Happy Lunar New Year! It’s that time of year when an estimated 1.5 billion people around the world (especially in Asia) observe Lunar New Year, marking the first moon in the lunar calendar.
Celebrations can last for up to 15 days, or until the next full moon, depending on the location. Every country celebrates differently with its own traditions and customs.
To learn more about Tết (the name for Lunar New Year in Vietnam) and what it means to celebrate this special occasion, I interviewed our colleague Khoi Phan through our Embracing our Diverse Stories initiative. This storytelling platform focuses on diverse perspectives and backgrounds and highlights the unique experiences that have shaped the identity of Skedulo employees to be who they are today.
Khoi is a Quality Analyst with our team in Vietnam, and has been with Skedulo for almost a year after joining to be part of Skedulo’s vaccination project.
Khoi shared his love for soccer (his fave team is Manchester United), why he can’t live without his favorite breakfast Banh Mi (he recommends paté, butter, ham, pork bologna, and plenty of cilantro sprinkled on top), and how he can’t wait to try Banh Mi at a bakery (Bà Huyền) owned by a team mate’s family (which has been in business for almost 30 years!).
I asked Khoi to tell us about his experience of Tết, including the impact COVID has had on celebrations.
“In Saigon where I live, things have been getting much better here since people have been getting vaccinated. We’re on track to having a normal life again, just in time for Tết – which is important because we need to prepare for it properly. It’s the biggest and most important holiday in Vietnam.”
Most people take a week or more off work during Tết, especially if they need to travel back to their hometown.
“Tết is very much about family,” says Khoi. “Many people come to Saigon for jobs and opportunities, and rarely have time off during the year. Tết is the only time they can go back to their hometown to see their family again. For some people, the whole purpose of Tết is so they can reunite with loved ones.”
Khoi says Tết preparations begin at least 2 weeks before the big New Year’s Day celebration.
“Tết is New Year in a nutshell, so ‘New Year, New Me’ applies. We think about changing our image and appearance, which washes away all the bad things from the previous year. We shop for new clothes, and take our time to pick the best dress so we can stand out and impress.

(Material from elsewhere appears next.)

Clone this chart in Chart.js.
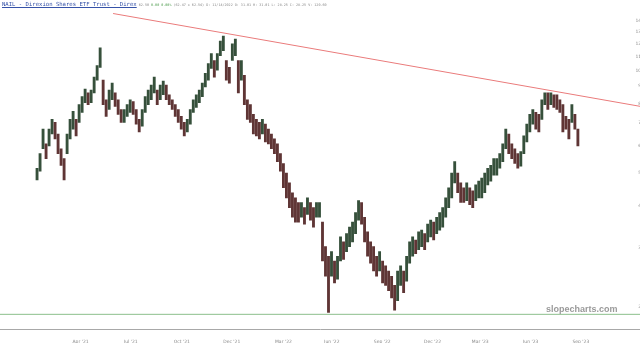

“Hair is also important. When I was a student, before every Tết, a popular question my friends asked was: What color are you gonna dye your hair? Most public schools here have a very strict dress code, but during Tết students can let go. So, when you’re out on the street and see some people with crazy hairstyles, chances are, they’re students expressing themselves during this time.”
Another important tradition, Khoi says, is to take care of their house. It’s believed that doing this brings fortune to the household. This includes cleaning and decorating (particularly in Tết colors of red and yellow), with special attention paid to the altar.
"Worshiping our ancestors is a very important tradition in Vietnam, especially during Tết. Thanks to them, we can enjoy the life we have today."
“So, we cook some food, but we don’t eat it right away. We put it up on the altar first and pray. This is how we express gratitude towards them, and how we symbolically invite them to join and have a meal with us for New Year.”
“The food most associated with Tết is Banh Chung, which roughly translates to Square Sticky Rice Cake. It contains sticky rice, mung bean and pork belly, all wrapped in banana leaves. It takes a lot of time and effort to make.”
Once preparations are complete, everyone waits in anticipation for the first full moon. I asked Khoi to share what happens on New Year’s Day, and how the celebration unfolds.
“On New Year’s Day, fireworks light up the sky at 12am. People flock to the street to be part of the beautiful, vibrant atmosphere. In the morning, adults put money in red envelopes to give to kids and say blessings to each other. Then, we go on to have a big feast and drink. After that, we relax and do activities like singing karaoke and playing board and card games.”
It sounds like a magical time in Vietnam, so I wasn’t surprised when Khoi said anyone thinking of visiting Vietnam should plan their trip during Tết!
“Tết is one of the best reasons to come to Vietnam. You get to experience Vietnam in its purest form and learn about many unique traditions. Most of all, everyone will be in holiday spirit, so even if you travel alone, they will surely invite you to celebrate with them.”
I’m so grateful to Khoi for sharing his experience of Lunar New Year in Vietnam. To all Skedulo employees, customers, partners, and everyone across the world who also observes this very special holiday, I wish you a very Happy Lunar New Year!